Northern Ireland news

Budget proposals 'lack strategy and fail to grasp opportunities for reform'

Chair of the NI Fiscal Council, Sir Robert Chote (left), alongside economist Esmond Birne. Picture by Michael Cooper.

THE draft budget proposed to run Stormont for the next three years lacks strategy and delivers very little in the way of reform, a spending watchdog has said.

The Northern Ireland Fiscal Council said while Finance Minister Conor Murphy’s proposals ‘balance’ the budget, they lack evidence of strategic priority-setting beyond health.

The body, which was set up last year by Mr Murphy to provide greater transparency and scrutiny of public finance in the north, has assessed his draft budget proposals on how Stormont will spend its block grant from London over the next three years.

While it has yet to be approved by all executive parties, the draft budget it is currently out for public consultation until March 7.

It proposes a two per cent cut from all departmental baseline budgets to help fund an extra 10 per cent health.

The £20.9 billion proposed to run the Department of Health over the next three years will see it take a 51 per cent share of Stormont’s day-to-day budget by 2024/25.

Additional block grant funding means some departments will see their baseline budget increase over the next three years.

But Fiscal Council chair, Sir Robert Chote, said the proposals “creates relative winners and losers”, with “little explanation of the choices made”.

The Department of Justice is identified as the only Stormont department to see a net reduction for its baseline budget over the next three years.

Sir Robert said the upcoming assembly election has made it more difficult to secure political agreement over the spending plans.

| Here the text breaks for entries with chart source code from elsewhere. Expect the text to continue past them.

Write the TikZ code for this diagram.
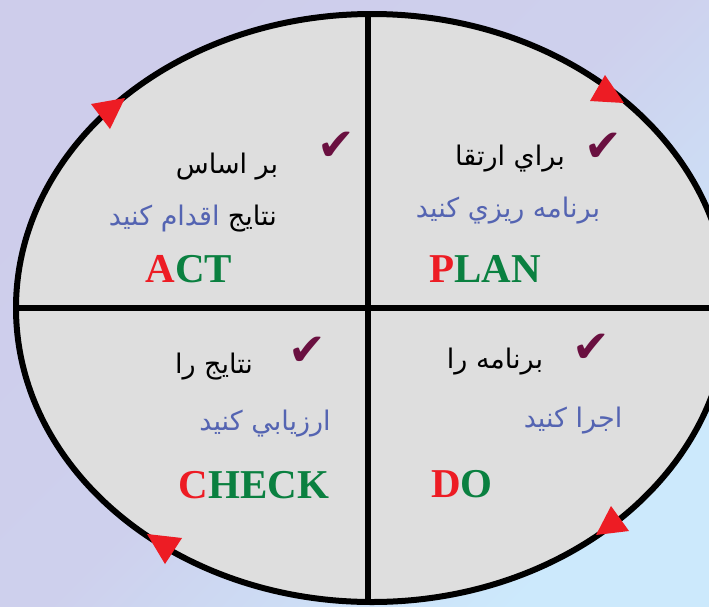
\documentclass[tikz,border=0pt]{standalone}
\usepackage{fontspec}
\setmainfont{Liberation Serif}
\newfontfamily\arabicfont[Script=Arabic]{DejaVu Sans}
\newfontfamily\symfont{DejaVu Sans}
\TeXXeTstate=1
\definecolor{lav}{HTML}{CECDEB}
\definecolor{lblue}{HTML}{CCE9FC}
\definecolor{cellgray}{HTML}{DEDEDE}
\definecolor{arblue}{HTML}{5464B2}
\definecolor{tred}{HTML}{ED1C24}
\definecolor{tgreen}{HTML}{0A8040}
\definecolor{maroon}{HTML}{6A1040}
\tikzset{
  ar/.style={inner sep=0pt, anchor=base, font=\arabicfont\fontsize{27}{31}\selectfont},
  arb/.style={ar, text=arblue},
  lat/.style={inner sep=0pt, anchor=base, font=\bfseries\fontsize{41}{45}\selectfont},
  chk/.style={inner sep=0pt, text=maroon, font=\symfont\fontsize{45}{49}\selectfont},
  tri/.style={fill=tred},
}
\begin{document}
\begin{tikzpicture}[x=1pt,y=-1pt]
\useasboundingbox (0,0) rectangle (709,606);
\shade[top color=lav, bottom color=lblue, middle color=lav!88!lblue, shading angle=45] (0,0) rectangle (709,606);
\fill[cellgray] (372,308) ellipse [x radius=356, y radius=294];
\begin{scope}
  \clip (372,308) ellipse [x radius=356, y radius=294];
  \draw[line width=6pt] (368,0) -- (368,606);
  \draw[line width=6pt] (0,308) -- (709,308);
\end{scope}
\draw[line width=6pt] (372,308) ellipse [x radius=356, y radius=294];
% arrowheads
\fill[tri] (605,75) -- (590,101) -- (624,103) -- cycle;
\fill[tri] (91,104) -- (125,98) -- (110,129) -- cycle;
\fill[tri] (147,534) -- (182,538) -- (165,564) -- cycle;
\fill[tri] (611,506) -- (596,535) -- (629,531) -- cycle;
% PLAN
\node[chk] (pc) at (603,147) {✔};
\node[ar] (p1) at (510,165) {\beginR براي ارتقا\endR};
\node[arb] (p2) at (508,217) {\beginR برنامه ريزي كنيد\endR};
\node[lat] (p3) at (485,282) {\textcolor{tred}{P}\textcolor{tgreen}{LAN}};
% ACT
\node[chk] (ac) at (336,146) {✔};
\node[ar] (a1) at (227,173) {\beginR بر اساس\endR};
\node[ar, anchor=base east] (a2) at (277,225) {\beginR نتايج\endR};
\node[arb, anchor=base east] (a2b) at ([xshift=-8pt]a2.base west) {\beginR اقدام كنيد\endR};
\node[lat] (a3) at (189,282) {\textcolor{tred}{A}\textcolor{tgreen}{CT}};
% CHECK
\node[chk] (cc) at (307,351) {✔};
\node[ar] (c1) at (214,373) {\beginR نتايج را\endR};
\node[arb] (c2) at (265,430) {\beginR ارزيابي كنيد\endR};
\node[lat] (c3) at (254,498) {\textcolor{tred}{C}\textcolor{tgreen}{HECK}};
% DO
\node[chk] (dc) at (591,348) {✔};
\node[ar] (d1) at (495,368) {\beginR برنامه را\endR};
\node[arb] (d2) at (573,427) {\beginR اجرا كنيد\endR};
\node[lat] (d3) at (462,497) {\textcolor{tred}{D}\textcolor{tgreen}{O}};
\end{tikzpicture}
\end{document}
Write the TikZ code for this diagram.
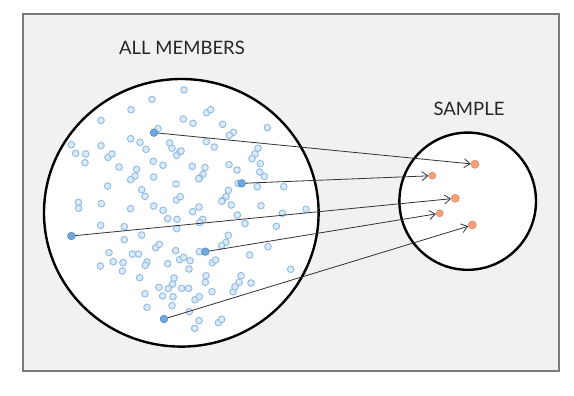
\documentclass[tikz,border=0pt]{standalone}
\usepackage{fontspec}
\setmainfont{Lato}
\usetikzlibrary{arrows.meta}
\definecolor{framegray}{HTML}{7A7A7A}
\definecolor{bgfill}{HTML}{F1F1F1}
\definecolor{dotfill}{HTML}{DCE9F7}
\definecolor{dotline}{HTML}{8DBBE8}
\definecolor{srcfill}{HTML}{6FA8DC}
\definecolor{srcline}{HTML}{5B96CF}
\definecolor{tgtfill}{HTML}{F4A07A}
\definecolor{tgtline}{HTML}{E8875A}
\definecolor{txt}{HTML}{262626}
\tikzset{
  hollowdot/.style={circle, draw=dotline, fill=dotfill, line width=0.9pt, minimum size=6.6pt, inner sep=0pt},
  srcdot/.style={circle, draw=srcline, fill=srcfill, line width=0.6pt, minimum size=7.4pt, inner sep=0pt},
  tgtdot/.style={circle, draw=tgtline, fill=tgtfill, line width=0.6pt, minimum size=#1, inner sep=0pt},
  tgtdot/.default=8pt,
  link/.style={draw=black!80, line width=0.8pt, -{Straight Barb[length=6pt,width=9pt,line width=0.8pt]}},
  lbl/.style={text=txt, font=\fontsize{18.5}{20}\selectfont, inner sep=0pt},
  bigring/.style={draw=black, line width=2.4pt, fill=white}
}
\begin{document}
\begin{tikzpicture}[x=1pt,y=-1pt]
\useasboundingbox (0,0) rectangle (574,396);
\draw[draw=framegray, fill=bgfill, line width=2pt] (23,14.3) rectangle (559,370.5);
\node[lbl] (allt) at (182,48.3) {ALL MEMBERS};
\node[lbl] (sampt) at (469,109) {SAMPLE};
\draw[bigring] (181.3,212.8) ellipse [x radius=137.3, y radius=133.8];
\draw[bigring] (467.7,201.2) ellipse [x radius=68.3, y radius=68.6];
\foreach \a/\b in {432/30, 336/58, 273/89, 500/98, 512/89, 183/121, 430/117, 459/130, 548/133, 682/143,
  354/146, 580/157, 568/166, 94/194, 107/220, 137/222, 135/248, 183/197, 272/176, 300/187, 318/208,
  389/189, 396/205, 410/226, 420/215, 423/213, 499/185, 523/201, 654/205, 645/222, 636/236, 661/251,
  204/232, 216/222, 237/261, 340/244, 369/256, 290/268, 285/288, 272/299, 341/291, 457/259, 495/263,
  489/283, 478/294, 476/296, 567/254, 591/270, 659/276, 673/289, 203/318, 408/312, 305/329, 315/349,
  595/310, 652/320, 731/320, 565/331, 558/350, 547/362, 545/364, 574/375, 409/360, 421/350, 115/367,
  116/385, 184/371, 272/386, 341/378, 369/391, 383/416, 411/418, 410/446, 458/395, 477/381, 663/377,
  798/388, 727/400, 592/405, 615/431, 488/418, 479/428, 182/436, 253/440, 253/479, 305/465, 709/439,
  565/466, 558/487, 545/497, 347/503, 358/493, 207/518, 220/545, 249/548, 247/573, 181/558, 277/522,
  296/522, 321/546, 316/556, 383/551, 407/512, 419/539, 431/532, 450/542, 447/567, 478/515, 517/548,
  527/540, 629/525, 684/500, 752/568, 299/593, 357/622, 385/626, 398/612, 402/594, 425/625, 446/625,
  368/648, 399/650, 396/677, 315/641, 321/682, 465/659, 478/650, 496/607, 498/587, 516/635, 579/635,
  585/620, 597/607, 603/587, 633/609, 448/695, 477/722, 464/745, 535/728, 545/718}
  \draw[draw=dotline, fill=dotfill, line width=0.9pt] ({40+\a/3},{80+\b/3}) circle[radius=3.3pt];
\node[srcdot] (s1) at ({40+342/3},{80+158/3}) {};
\node[srcdot] (s2) at ({40+605/3},{80+310/3}) {};
\node[srcdot] (s3) at ({40+94/3},{80+468/3}) {};
\node[srcdot] (s4) at ({40+496/3},{80+515/3}) {};
\node[srcdot] (s5) at ({40+372/3},{80+717/3}) {};
\node[tgtdot] (t1) at (475,164.3) {};
\node[tgtdot=7pt] (t2) at (432.3,175.7) {};
\node[tgtdot] (t3) at (455.3,198.3) {};
\node[tgtdot=7pt] (t4) at (439.7,213.3) {};
\node[tgtdot] (t5) at (472.3,225) {};
\draw[link] (s1.center) -- (t1);
\draw[link] (s2.center) -- (t2);
\draw[link] (s3.center) -- (t3);
\draw[link] (s4.center) -- (t4);
\draw[link] (s5.center) -- (t5);
\foreach \n in {1,...,5} \node[srcdot] at (s\n) {};
\end{tikzpicture}
\end{document}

“The fact that you have an election coming up doesn’t make agreement around the more controversial polices any easier,” he said.

The budget proposals stay clear of the more controversial issues such as water charges and tuition fees, which Stormont subsidises.

The Fiscal Council said these so called ‘super-parity’ policies cost the executive around £600m a year to fund.

Its report points out that while the Department of Finance has asked for suggestions on revenue raising in the ongoing consultation, it has made no proposals of its own.

The watchdog also warned of potential risks around public sector pay claims and uncertainty over the UK Government’s plans to replace EU funding.

On the opportunities presented by a three-year budget to provide greater long-term thinking and policy action, the report states “very little” has been earmarked for ‘transformation’.

It identifies just £49m per year from the New Decade New Approach deal.

Economist and Fiscal Council member Esmond Birne said: “There was an opportunity here, given that it is a three-year settlement, to really build the foundations for a transformational budget.

“So far, that opportunity hasn’t been grasped.”

In response, a spokesperson for the Department of Finance said: “The department accepts there is more to do and will examine the report findings to identify where further improvements can be made to the budget process.

“The draft budget is currently out for consultation and the department would encourage people to make their voices heard and help shape public services for the next years.”